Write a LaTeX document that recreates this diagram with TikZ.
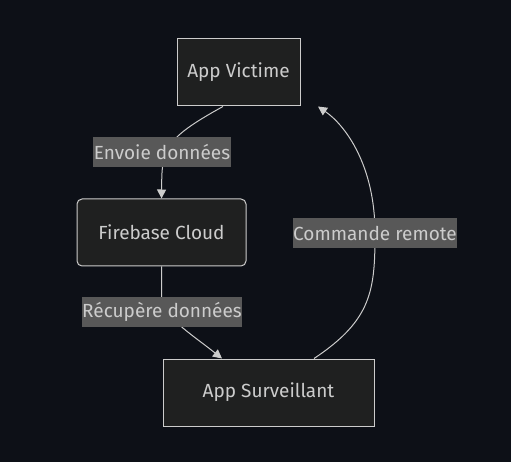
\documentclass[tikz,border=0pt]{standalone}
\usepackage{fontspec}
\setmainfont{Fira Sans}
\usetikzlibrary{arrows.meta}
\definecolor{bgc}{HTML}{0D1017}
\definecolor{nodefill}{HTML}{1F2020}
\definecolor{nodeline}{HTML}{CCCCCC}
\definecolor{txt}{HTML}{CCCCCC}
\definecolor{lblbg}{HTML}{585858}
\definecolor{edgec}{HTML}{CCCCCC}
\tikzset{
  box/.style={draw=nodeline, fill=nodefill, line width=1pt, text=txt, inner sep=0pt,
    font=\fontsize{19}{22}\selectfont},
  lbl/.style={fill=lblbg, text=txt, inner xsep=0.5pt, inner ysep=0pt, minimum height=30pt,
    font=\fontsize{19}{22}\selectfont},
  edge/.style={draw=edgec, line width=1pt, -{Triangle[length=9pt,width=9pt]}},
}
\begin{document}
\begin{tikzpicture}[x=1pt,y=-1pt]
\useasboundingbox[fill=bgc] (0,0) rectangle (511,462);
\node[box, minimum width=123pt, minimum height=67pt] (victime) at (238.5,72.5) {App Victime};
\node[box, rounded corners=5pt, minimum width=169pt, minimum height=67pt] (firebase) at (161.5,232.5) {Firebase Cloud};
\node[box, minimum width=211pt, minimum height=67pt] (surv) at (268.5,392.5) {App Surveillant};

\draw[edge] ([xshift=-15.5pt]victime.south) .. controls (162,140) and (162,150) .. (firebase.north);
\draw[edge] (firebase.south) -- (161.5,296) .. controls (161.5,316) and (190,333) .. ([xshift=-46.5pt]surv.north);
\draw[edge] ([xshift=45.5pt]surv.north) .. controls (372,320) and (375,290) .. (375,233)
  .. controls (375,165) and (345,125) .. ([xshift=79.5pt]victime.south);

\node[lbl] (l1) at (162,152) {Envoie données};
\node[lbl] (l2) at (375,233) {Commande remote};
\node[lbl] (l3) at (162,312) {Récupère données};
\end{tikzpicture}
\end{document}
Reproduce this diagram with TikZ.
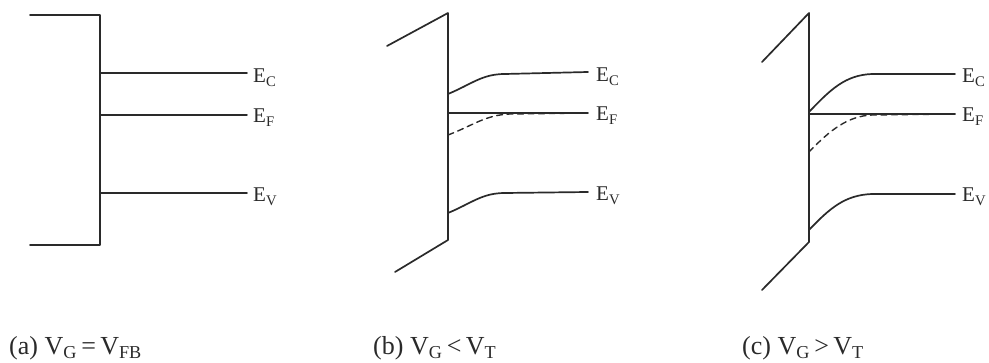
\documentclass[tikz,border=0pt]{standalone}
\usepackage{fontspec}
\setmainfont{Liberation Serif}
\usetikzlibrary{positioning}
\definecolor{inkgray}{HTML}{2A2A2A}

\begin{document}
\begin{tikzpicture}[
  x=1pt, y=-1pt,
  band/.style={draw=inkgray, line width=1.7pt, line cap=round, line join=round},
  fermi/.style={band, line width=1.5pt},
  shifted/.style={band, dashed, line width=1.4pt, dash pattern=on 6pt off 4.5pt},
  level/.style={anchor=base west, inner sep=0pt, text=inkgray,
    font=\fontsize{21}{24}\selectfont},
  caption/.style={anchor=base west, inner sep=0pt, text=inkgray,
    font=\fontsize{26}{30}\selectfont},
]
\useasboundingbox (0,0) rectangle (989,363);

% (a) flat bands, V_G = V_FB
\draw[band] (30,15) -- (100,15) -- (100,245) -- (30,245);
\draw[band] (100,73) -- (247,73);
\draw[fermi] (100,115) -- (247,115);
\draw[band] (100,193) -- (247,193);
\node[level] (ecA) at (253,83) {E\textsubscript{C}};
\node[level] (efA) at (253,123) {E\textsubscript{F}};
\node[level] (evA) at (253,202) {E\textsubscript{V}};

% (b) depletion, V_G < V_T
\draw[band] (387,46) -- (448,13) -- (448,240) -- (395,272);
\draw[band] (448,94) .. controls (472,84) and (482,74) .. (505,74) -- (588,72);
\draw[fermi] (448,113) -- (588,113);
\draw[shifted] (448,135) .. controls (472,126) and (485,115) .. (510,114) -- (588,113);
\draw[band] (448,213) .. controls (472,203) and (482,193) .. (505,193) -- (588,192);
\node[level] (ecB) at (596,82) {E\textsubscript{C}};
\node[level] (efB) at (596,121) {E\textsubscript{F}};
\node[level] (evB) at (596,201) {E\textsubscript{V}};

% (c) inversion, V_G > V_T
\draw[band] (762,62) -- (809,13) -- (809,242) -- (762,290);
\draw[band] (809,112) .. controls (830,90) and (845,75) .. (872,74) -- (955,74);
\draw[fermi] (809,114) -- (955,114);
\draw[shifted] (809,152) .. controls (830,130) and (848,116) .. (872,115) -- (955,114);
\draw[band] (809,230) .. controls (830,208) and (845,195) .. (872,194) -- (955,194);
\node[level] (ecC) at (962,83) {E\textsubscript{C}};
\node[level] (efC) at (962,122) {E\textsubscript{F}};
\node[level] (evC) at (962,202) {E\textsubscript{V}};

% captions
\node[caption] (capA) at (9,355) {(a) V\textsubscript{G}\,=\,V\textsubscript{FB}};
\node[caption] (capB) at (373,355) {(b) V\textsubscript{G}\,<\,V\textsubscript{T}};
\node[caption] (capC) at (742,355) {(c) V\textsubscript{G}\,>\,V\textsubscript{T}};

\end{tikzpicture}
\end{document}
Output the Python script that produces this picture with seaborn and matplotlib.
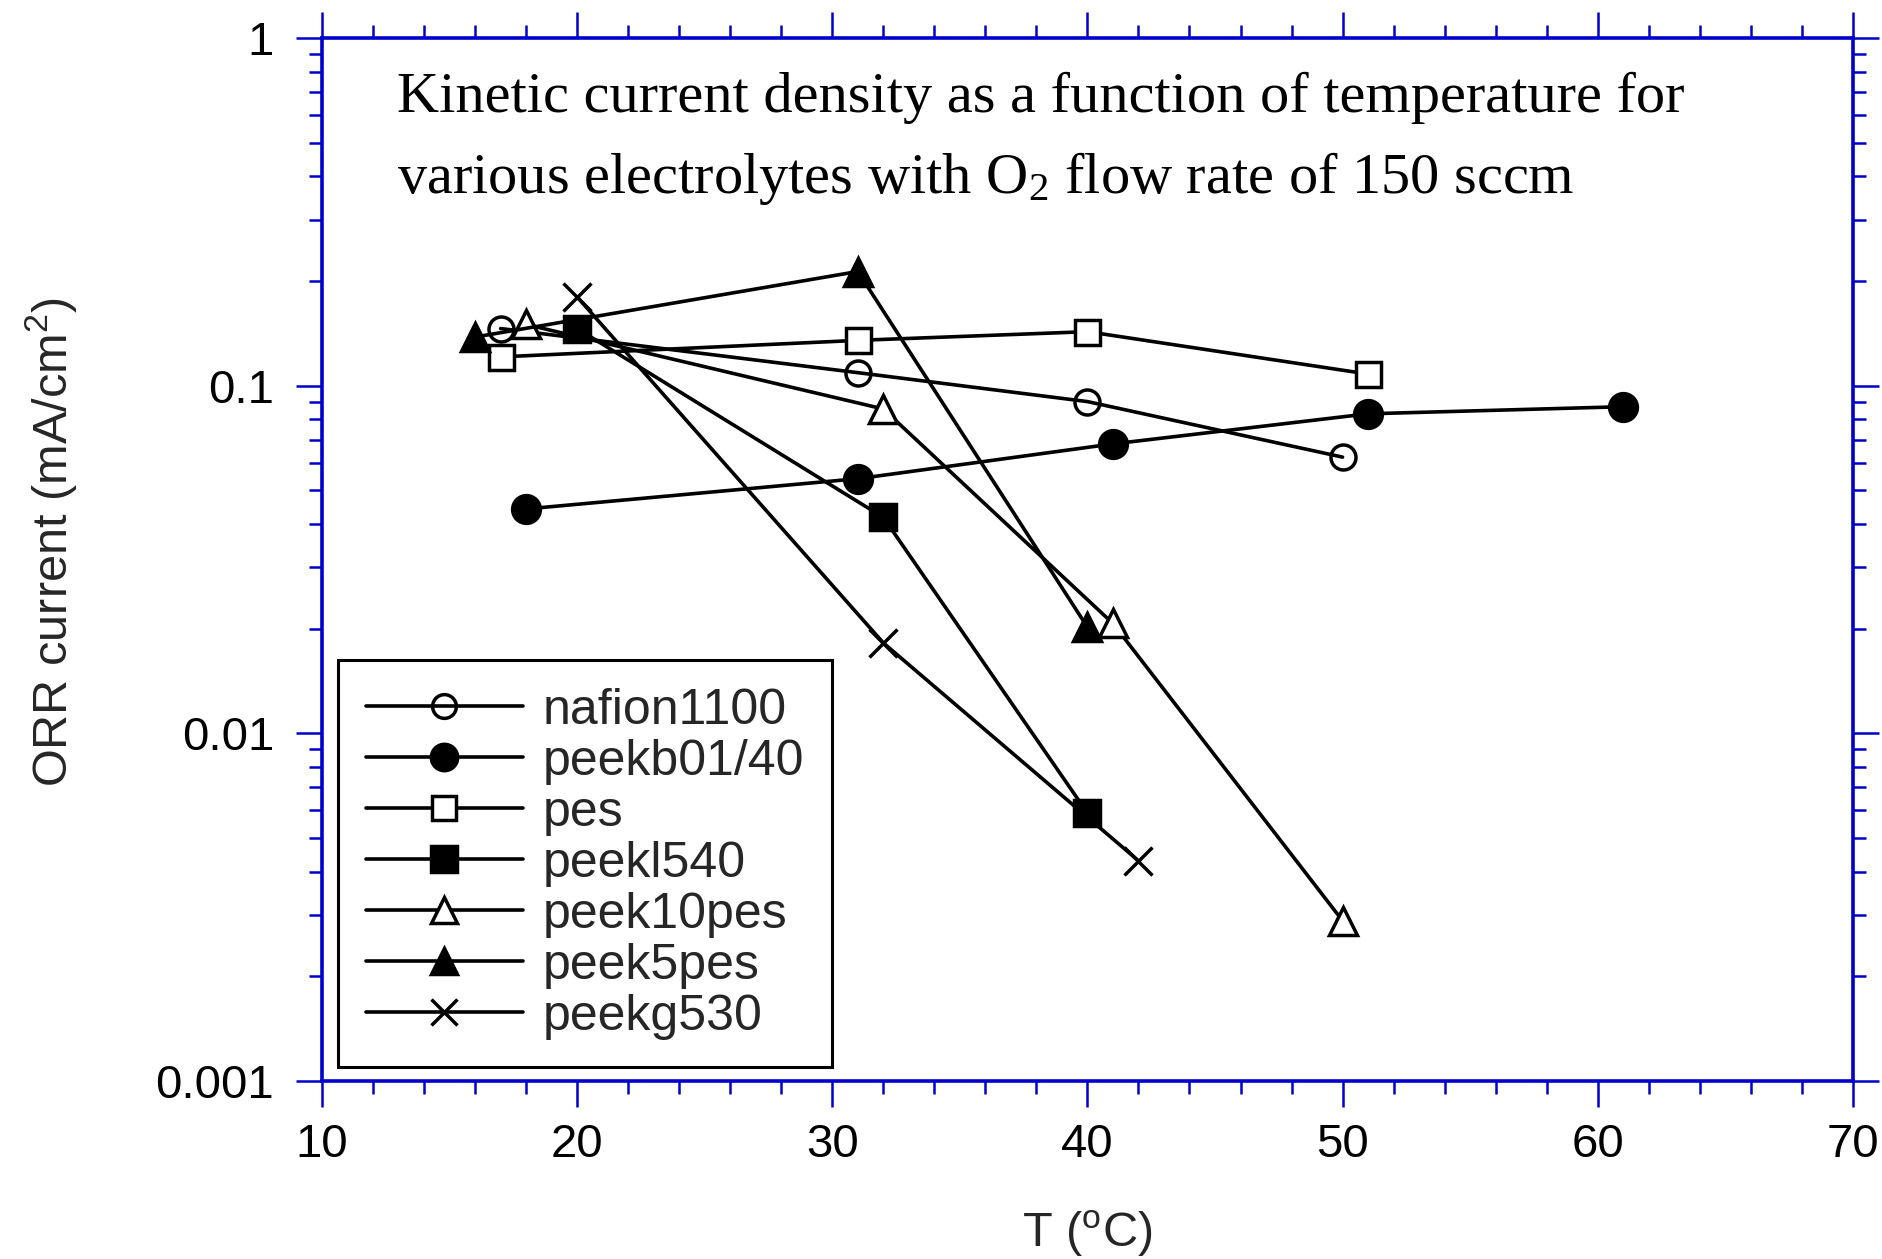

Written exercise
Will you set down the records word for word while leaving out every picture?

Final answer
Write a LaTeX document that recreates this diagram with TikZ.
\documentclass[tikz,border=0pt]{standalone}
\usepackage{fontspec}
\setmainfont{Fira Sans}
\usetikzlibrary{arrows.meta}
\definecolor{bgc}{HTML}{0D1017}
\definecolor{nodefill}{HTML}{1F2020}
\definecolor{nodeline}{HTML}{CCCCCC}
\definecolor{txt}{HTML}{CCCCCC}
\definecolor{lblbg}{HTML}{585858}
\definecolor{edgec}{HTML}{CCCCCC}
\tikzset{
  box/.style={draw=nodeline, fill=nodefill, line width=1pt, text=txt, inner sep=0pt,
    font=\fontsize{19}{22}\selectfont},
  lbl/.style={fill=lblbg, text=txt, inner xsep=0.5pt, inner ysep=0pt, minimum height=30pt,
    font=\fontsize{19}{22}\selectfont},
  edge/.style={draw=edgec, line width=1pt, -{Triangle[length=9pt,width=9pt]}},
}
\begin{document}
\begin{tikzpicture}[x=1pt,y=-1pt]
\useasboundingbox[fill=bgc] (0,0) rectangle (511,462);
\node[box, minimum width=123pt, minimum height=67pt] (victime) at (238.5,72.5) {App Victime};
\node[box, rounded corners=5pt, minimum width=169pt, minimum height=67pt] (firebase) at (161.5,232.5) {Firebase Cloud};
\node[box, minimum width=211pt, minimum height=67pt] (surv) at (268.5,392.5) {App Surveillant};

\draw[edge] ([xshift=-15.5pt]victime.south) .. controls (162,140) and (162,150) .. (firebase.north);
\draw[edge] (firebase.south) -- (161.5,296) .. controls (161.5,316) and (190,333) .. ([xshift=-46.5pt]surv.north);
\draw[edge] ([xshift=45.5pt]surv.north) .. controls (372,320) and (375,290) .. (375,233)
  .. controls (375,165) and (345,125) .. ([xshift=79.5pt]victime.south);

\node[lbl] (l1) at (162,152) {Envoie données};
\node[lbl] (l2) at (375,233) {Commande remote};
\node[lbl] (l3) at (162,312) {Récupère données};
\end{tikzpicture}
\end{document}
Reproduce this diagram with TikZ.
\documentclass[tikz,border=0pt]{standalone}
\usepackage{fontspec}
\setmainfont{Liberation Serif}
\usetikzlibrary{positioning}
\definecolor{inkgray}{HTML}{2A2A2A}

\begin{document}
\begin{tikzpicture}[
  x=1pt, y=-1pt,
  band/.style={draw=inkgray, line width=1.7pt, line cap=round, line join=round},
  fermi/.style={band, line width=1.5pt},
  shifted/.style={band, dashed, line width=1.4pt, dash pattern=on 6pt off 4.5pt},
  level/.style={anchor=base west, inner sep=0pt, text=inkgray,
    font=\fontsize{21}{24}\selectfont},
  caption/.style={anchor=base west, inner sep=0pt, text=inkgray,
    font=\fontsize{26}{30}\selectfont},
]
\useasboundingbox (0,0) rectangle (989,363);

% (a) flat bands, V_G = V_FB
\draw[band] (30,15) -- (100,15) -- (100,245) -- (30,245);
\draw[band] (100,73) -- (247,73);
\draw[fermi] (100,115) -- (247,115);
\draw[band] (100,193) -- (247,193);
\node[level] (ecA) at (253,83) {E\textsubscript{C}};
\node[level] (efA) at (253,123) {E\textsubscript{F}};
\node[level] (evA) at (253,202) {E\textsubscript{V}};

% (b) depletion, V_G < V_T
\draw[band] (387,46) -- (448,13) -- (448,240) -- (395,272);
\draw[band] (448,94) .. controls (472,84) and (482,74) .. (505,74) -- (588,72);
\draw[fermi] (448,113) -- (588,113);
\draw[shifted] (448,135) .. controls (472,126) and (485,115) .. (510,114) -- (588,113);
\draw[band] (448,213) .. controls (472,203) and (482,193) .. (505,193) -- (588,192);
\node[level] (ecB) at (596,82) {E\textsubscript{C}};
\node[level] (efB) at (596,121) {E\textsubscript{F}};
\node[level] (evB) at (596,201) {E\textsubscript{V}};

% (c) inversion, V_G > V_T
\draw[band] (762,62) -- (809,13) -- (809,242) -- (762,290);
\draw[band] (809,112) .. controls (830,90) and (845,75) .. (872,74) -- (955,74);
\draw[fermi] (809,114) -- (955,114);
\draw[shifted] (809,152) .. controls (830,130) and (848,116) .. (872,115) -- (955,114);
\draw[band] (809,230) .. controls (830,208) and (845,195) .. (872,194) -- (955,194);
\node[level] (ecC) at (962,83) {E\textsubscript{C}};
\node[level] (efC) at (962,122) {E\textsubscript{F}};
\node[level] (evC) at (962,202) {E\textsubscript{V}};

% captions
\node[caption] (capA) at (9,355) {(a) V\textsubscript{G}\,=\,V\textsubscript{FB}};
\node[caption] (capB) at (373,355) {(b) V\textsubscript{G}\,<\,V\textsubscript{T}};
\node[caption] (capC) at (742,355) {(c) V\textsubscript{G}\,>\,V\textsubscript{T}};

\end{tikzpicture}
\end{document}
Output the Python script that produces this picture with seaborn and matplotlib.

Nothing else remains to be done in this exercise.